↓↓↓

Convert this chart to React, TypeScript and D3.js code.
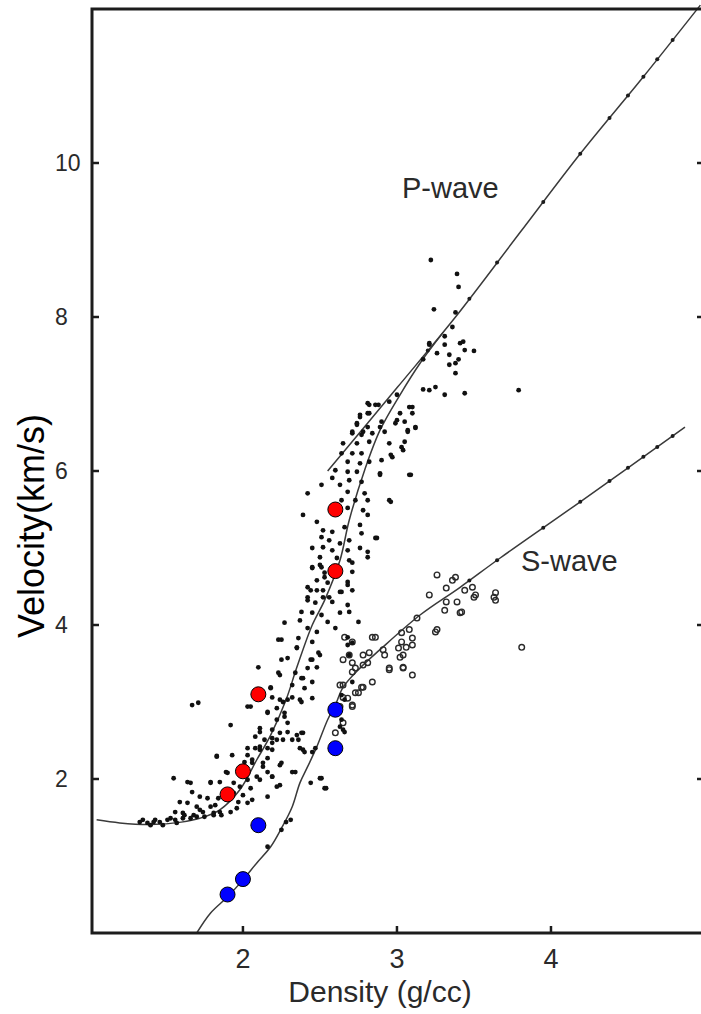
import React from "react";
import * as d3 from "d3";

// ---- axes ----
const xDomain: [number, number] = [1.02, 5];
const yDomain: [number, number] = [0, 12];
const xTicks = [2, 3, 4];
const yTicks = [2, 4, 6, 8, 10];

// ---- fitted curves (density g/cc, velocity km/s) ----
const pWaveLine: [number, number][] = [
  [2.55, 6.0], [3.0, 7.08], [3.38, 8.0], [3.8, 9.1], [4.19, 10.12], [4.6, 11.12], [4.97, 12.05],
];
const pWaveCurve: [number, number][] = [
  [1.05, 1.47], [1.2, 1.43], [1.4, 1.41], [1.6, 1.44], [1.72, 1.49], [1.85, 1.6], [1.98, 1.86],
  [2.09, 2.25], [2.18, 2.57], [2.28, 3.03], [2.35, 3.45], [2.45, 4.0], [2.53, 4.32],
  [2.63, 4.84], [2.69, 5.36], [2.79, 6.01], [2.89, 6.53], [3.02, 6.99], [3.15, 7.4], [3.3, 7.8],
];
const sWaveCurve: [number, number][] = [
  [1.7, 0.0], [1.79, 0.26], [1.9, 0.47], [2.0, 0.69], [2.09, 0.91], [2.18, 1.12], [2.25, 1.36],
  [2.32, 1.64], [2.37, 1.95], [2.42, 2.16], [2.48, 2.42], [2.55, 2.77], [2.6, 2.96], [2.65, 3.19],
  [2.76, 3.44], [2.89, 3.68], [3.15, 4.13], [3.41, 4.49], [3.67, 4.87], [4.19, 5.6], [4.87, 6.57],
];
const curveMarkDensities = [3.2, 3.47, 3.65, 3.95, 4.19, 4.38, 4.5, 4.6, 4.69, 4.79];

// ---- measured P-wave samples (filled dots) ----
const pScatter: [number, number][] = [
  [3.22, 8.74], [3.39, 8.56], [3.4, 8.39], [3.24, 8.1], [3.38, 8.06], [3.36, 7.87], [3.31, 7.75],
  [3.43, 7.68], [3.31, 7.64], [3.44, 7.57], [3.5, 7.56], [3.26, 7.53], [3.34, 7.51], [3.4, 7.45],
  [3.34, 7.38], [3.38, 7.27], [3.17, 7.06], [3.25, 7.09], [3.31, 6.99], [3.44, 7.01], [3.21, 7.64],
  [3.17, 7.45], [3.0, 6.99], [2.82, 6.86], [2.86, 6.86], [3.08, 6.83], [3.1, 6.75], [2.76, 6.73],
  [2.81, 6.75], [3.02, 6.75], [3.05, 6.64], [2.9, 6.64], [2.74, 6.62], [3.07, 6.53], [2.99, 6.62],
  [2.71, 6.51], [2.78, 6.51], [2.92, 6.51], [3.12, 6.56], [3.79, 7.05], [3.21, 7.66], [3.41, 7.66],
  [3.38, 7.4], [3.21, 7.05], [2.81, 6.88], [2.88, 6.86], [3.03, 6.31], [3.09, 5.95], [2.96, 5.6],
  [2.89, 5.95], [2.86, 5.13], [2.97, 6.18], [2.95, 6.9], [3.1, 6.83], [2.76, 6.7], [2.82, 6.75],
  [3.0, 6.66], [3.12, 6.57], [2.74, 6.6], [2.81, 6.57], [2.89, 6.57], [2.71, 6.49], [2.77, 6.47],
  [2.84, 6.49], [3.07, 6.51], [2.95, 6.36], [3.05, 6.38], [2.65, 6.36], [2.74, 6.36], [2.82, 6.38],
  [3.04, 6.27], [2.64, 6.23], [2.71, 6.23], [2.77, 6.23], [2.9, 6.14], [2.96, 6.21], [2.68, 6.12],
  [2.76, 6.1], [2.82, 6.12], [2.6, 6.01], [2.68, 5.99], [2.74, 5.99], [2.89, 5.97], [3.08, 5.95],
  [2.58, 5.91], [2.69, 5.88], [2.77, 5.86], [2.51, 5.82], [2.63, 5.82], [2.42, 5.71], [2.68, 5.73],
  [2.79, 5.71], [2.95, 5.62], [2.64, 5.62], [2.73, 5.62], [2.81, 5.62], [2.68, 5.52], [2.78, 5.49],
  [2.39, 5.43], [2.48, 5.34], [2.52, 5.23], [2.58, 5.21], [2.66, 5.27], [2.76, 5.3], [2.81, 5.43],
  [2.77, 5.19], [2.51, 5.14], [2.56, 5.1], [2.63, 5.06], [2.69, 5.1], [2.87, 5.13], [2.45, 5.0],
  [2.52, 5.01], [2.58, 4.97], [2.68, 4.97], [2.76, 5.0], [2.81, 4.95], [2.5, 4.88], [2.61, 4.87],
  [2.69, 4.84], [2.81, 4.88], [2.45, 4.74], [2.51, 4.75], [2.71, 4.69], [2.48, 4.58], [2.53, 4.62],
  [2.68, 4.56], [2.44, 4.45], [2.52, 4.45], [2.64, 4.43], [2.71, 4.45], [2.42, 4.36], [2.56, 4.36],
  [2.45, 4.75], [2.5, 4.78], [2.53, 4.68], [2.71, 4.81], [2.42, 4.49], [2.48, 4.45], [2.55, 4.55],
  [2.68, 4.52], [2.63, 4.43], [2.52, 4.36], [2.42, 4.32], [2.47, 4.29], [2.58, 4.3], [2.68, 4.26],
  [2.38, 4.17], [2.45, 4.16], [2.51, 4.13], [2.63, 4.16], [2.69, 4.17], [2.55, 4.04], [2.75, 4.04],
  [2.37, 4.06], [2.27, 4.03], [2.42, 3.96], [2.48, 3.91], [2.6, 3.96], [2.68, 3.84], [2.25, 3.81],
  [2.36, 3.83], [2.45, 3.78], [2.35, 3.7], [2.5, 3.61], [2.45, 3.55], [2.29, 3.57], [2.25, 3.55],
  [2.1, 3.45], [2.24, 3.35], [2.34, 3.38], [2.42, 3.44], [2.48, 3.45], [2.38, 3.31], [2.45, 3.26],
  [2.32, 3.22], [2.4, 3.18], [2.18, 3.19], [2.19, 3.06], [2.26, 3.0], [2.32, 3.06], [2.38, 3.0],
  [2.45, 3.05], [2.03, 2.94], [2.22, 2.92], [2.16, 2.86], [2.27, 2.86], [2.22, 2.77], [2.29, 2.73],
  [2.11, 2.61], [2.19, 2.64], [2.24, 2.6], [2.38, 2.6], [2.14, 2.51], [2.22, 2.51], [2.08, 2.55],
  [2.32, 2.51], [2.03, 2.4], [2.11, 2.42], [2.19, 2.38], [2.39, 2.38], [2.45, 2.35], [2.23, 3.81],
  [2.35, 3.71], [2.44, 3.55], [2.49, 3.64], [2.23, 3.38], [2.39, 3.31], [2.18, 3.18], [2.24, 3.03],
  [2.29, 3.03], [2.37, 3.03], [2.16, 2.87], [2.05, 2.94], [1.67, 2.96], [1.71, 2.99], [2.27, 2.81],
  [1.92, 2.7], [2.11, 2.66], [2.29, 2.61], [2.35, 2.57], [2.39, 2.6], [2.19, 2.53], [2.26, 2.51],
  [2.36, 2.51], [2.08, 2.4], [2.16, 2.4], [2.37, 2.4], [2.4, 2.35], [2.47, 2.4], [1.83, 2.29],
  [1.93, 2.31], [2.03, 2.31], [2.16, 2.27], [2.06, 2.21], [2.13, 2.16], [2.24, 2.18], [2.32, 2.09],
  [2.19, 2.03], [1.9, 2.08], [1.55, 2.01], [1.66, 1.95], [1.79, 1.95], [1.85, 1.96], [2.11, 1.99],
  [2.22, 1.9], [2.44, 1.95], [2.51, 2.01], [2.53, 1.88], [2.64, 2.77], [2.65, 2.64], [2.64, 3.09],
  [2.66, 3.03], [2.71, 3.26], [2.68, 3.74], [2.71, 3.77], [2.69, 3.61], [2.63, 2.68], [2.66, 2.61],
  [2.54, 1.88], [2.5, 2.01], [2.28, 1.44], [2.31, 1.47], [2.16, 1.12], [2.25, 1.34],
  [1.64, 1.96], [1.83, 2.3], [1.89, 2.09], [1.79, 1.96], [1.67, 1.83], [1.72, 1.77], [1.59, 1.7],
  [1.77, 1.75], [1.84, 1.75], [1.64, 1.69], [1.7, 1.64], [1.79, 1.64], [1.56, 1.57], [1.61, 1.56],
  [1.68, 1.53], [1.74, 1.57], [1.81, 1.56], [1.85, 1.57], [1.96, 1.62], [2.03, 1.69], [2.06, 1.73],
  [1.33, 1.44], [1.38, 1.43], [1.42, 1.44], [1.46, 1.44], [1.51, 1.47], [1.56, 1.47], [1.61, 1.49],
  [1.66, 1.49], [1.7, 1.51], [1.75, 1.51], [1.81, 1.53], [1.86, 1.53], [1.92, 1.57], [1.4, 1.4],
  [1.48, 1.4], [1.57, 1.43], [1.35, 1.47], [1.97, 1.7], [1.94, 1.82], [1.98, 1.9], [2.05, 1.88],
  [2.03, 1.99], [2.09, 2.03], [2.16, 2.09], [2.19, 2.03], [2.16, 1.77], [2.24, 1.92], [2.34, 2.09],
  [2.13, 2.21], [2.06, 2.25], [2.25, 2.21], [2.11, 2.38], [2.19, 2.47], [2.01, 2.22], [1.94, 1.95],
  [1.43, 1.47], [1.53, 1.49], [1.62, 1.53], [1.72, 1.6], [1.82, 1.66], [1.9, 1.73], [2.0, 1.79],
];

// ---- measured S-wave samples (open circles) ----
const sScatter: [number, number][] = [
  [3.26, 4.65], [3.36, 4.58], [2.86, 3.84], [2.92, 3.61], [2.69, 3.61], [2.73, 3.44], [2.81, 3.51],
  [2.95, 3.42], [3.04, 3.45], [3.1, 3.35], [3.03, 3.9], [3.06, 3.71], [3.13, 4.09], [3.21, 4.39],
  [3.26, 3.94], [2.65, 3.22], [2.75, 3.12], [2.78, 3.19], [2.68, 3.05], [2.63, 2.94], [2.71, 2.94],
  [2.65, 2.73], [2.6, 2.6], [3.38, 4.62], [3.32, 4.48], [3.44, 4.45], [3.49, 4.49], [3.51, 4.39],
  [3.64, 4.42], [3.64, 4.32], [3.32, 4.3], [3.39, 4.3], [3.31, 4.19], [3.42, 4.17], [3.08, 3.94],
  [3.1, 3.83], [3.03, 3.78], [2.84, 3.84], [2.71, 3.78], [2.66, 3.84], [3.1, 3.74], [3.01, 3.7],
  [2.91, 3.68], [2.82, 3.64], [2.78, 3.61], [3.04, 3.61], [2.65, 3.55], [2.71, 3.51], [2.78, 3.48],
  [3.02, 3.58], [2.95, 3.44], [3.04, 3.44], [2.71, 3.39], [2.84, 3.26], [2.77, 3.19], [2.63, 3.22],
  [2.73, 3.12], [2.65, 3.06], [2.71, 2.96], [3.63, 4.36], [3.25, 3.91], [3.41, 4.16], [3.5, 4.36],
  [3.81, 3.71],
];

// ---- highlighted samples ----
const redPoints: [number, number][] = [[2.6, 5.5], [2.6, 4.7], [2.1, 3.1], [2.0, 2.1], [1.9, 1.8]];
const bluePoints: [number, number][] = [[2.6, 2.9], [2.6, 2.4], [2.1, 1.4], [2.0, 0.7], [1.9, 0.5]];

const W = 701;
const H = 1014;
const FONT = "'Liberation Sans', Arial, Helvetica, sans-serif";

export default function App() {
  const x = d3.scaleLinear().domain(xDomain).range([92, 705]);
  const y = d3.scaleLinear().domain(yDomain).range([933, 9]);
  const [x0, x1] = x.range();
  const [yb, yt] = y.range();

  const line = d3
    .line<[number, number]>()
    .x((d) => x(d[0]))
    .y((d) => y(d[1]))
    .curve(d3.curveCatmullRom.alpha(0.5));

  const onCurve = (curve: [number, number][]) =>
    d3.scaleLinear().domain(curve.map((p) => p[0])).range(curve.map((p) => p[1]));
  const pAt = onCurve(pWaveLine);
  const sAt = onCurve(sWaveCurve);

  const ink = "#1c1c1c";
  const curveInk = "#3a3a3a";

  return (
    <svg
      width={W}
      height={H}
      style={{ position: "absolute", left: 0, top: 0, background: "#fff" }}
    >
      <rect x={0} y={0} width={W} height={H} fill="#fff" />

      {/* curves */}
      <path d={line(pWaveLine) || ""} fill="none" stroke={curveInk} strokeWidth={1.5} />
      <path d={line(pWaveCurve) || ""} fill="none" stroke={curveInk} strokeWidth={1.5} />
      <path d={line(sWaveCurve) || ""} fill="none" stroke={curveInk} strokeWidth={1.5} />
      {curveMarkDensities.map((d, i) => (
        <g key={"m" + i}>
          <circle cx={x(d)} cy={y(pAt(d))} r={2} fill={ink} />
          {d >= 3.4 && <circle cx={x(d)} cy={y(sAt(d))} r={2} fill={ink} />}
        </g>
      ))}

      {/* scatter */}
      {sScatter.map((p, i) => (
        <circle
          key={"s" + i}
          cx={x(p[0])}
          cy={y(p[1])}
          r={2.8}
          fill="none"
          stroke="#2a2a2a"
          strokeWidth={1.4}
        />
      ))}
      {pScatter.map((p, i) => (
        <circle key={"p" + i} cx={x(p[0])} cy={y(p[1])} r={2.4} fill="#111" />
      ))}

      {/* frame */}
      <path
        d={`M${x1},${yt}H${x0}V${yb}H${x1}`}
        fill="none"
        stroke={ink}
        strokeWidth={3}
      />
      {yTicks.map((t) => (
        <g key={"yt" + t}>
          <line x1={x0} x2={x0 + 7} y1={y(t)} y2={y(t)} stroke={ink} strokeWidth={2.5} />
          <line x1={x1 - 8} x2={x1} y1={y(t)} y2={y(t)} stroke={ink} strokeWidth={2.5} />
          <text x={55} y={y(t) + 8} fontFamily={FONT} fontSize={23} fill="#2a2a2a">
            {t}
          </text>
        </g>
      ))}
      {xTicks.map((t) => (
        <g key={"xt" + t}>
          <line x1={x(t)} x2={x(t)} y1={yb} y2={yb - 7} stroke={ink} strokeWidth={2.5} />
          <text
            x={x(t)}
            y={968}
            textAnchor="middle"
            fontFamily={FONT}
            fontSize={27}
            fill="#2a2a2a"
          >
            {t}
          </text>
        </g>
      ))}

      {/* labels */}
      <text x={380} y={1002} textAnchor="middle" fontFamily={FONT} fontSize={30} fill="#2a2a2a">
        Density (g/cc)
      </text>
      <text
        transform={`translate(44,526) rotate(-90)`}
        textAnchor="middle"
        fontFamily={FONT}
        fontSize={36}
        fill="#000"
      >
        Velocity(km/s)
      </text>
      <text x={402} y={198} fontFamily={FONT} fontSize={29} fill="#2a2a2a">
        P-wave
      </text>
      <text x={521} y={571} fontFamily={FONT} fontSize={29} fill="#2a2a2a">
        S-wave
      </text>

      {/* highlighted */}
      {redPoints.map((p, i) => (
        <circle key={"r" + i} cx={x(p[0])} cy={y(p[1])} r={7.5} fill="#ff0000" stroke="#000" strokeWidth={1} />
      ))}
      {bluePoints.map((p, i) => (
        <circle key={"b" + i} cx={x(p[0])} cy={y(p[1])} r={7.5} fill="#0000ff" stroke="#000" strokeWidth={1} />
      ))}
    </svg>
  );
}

↑↑↑

- [Directions]:
Skip the pictures and restate exactly the lines from the beginning of the listing to the line with "const yTicks = [2, 4, 6, 8, 10];", that line included.

- [Result of this exercise]:
Convert this chart to React, TypeScript and D3.js code.
import React from "react";
import * as d3 from "d3";

// ---- axes ----
const xDomain: [number, number] = [1.02, 5];
const yDomain: [number, number] = [0, 12];
const xTicks = [2, 3, 4];
const yTicks = [2, 4, 6, 8, 10];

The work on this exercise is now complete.